When I started blogging in August of 2004, I was still recovering from my divorce. Mike and I were very happy and living together by then, but if you’ve ever been divorced, then you know how the pangs and pains resonate long after the ink on the divorce paper has dried. If you’ve ever been divorced, you know how the pain of Being Divorced continues to hurt long after the pain of ending a failed relationship disappears.
When I left my ex-husband, I left most of our friends as well. In some cases, they left me, but if I am honest, it was difficult for me to figure out how to re-relate to people who had only known me as part of that couple, and it was equally difficult for those people to learn to re-relate to me as part of a different couple.
In part, I started knitting as a way to deal with the grief of losing so much of myself and so many of the people I thought I would know for life. I also began knitting because my G’pa was very ill, and I needed something to do that would occupy my hands while allowing my heart the opportunity to heal.
Not long after I started knitting I found knitblogs, and the idea that there was a community of knitters out there that I might be able to connect with was immeasurably appealing. With this new community, I could forego the awkwardness of teaching a friend how to spell my maiden name.
I hadn’t been blogging for long when something miraculous happened – I made friends. I met other knitbloggers and I felt an instant rapport. As I got to know them better and as my “knitting” friends became simply “friends”, I realized that knitting might have been the thing that drew us together initially, but there were fundamental similarities that bound us together.
As my local knitblogging community grew, so did the number of acquaintances I made, and through fiber festivals, I was able to turn a number of acquaintances into real life friends – people who came to my house, people I emailed on a regular basis, people I cared about deeply.

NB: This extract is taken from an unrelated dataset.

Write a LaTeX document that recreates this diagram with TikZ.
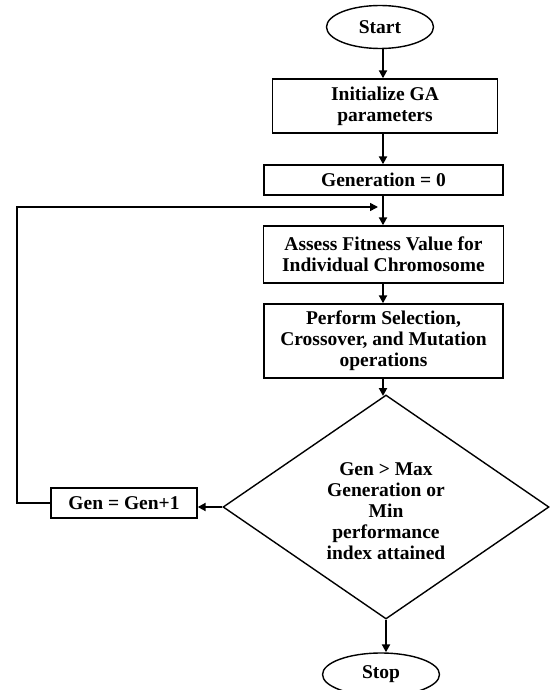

I count people I met via knitblogging and the knitblogging community as my closest friends, and when Mike and I decided to move to California, it was with no little amount of sadness that I left the safe haven of that community. I know that we said that the fact that we all had blogs would make it easier to stay in touch, but that is only a half truth. There are moments when I feel my heart will break from being so far away from so many people I love so much, and nothing, not the ability to email, or IM, or call, or comment, lessens that feeling of loss.
I’m happy I’m in California, and it was the right decision for us to make to move here, but that does not make the pain I feel being so far removed from those I love any less.
And this brings me to Rhinebeck (come on – you’ve known that I’m a wordy b*tch for a long time…).
I flew to Rhinebeck this year, and was able to spend some amazing quality time with my girls. When Mrs. P. and I rolled into town Friday evening, we were able to hook up with Debbie, and slowly, the rest of our crew filtered in. Friday night ended up being quality time and quiet, which I think I needed, because that quality time allowed me to feel energized and be open to the madness that was Rhinebeck. Without that time on Friday night spent connecting with my girls, I know I would have felt extremely out of sorts for the rest of the weekend.
Rhinebeck is exhausting. I’m not the first, or the most eloquent, to say it, and I won’t be the last. Yet I think it is exhausting because there are simply too many people I want to connect with and too little time to do it. There is only so much time in the weekend that I have to spend with those I love, and the urge to see everyone, hug everyone, have a meaningful catch-up with everyone is intense, especially now that I know there will be no last minute get-togethers and lazy football Sundays at Wendy and Rob’s house, no hotpot and cocktails with Kellee and Rick, no spur of the moment Chinese food and Blue Hawaiians at the Tahiti with Jackie and Eric. Knowing that the in-person time I get with my friends is so limited, so concentrated, makes it seem all the more urgent, and the urgency is wearing and makes me tired in body and soul.
When Wendy and Rob and Sophia left for home before we all went to the Ravelry party, I cried. I cried like I hadn’t cried when they moved to Rochester, because somehow I was able to pretend that they hadn’t really left Boston, that nothing was really different.
But I knew, this time, that everything was different. Every goodbye I said to every person hurt. My heart hurt because there were so many people I didn’t have a chance to say goodbye to.
Yet what I know is this: I am lucky to have been at the right place and time to have had this community become such a part of my life in so many meaningful and elemental ways. If Rhinebeck is exhausting, it is because I spend the weekend filled to bursting with love and affection for so many darling, wonderful people.
But the leaving, and the being far away…it hurts sometimes, y’know?

Oh, and yes, I did actually buy stuff at Rhinebeck...but we'll talk about that some other time.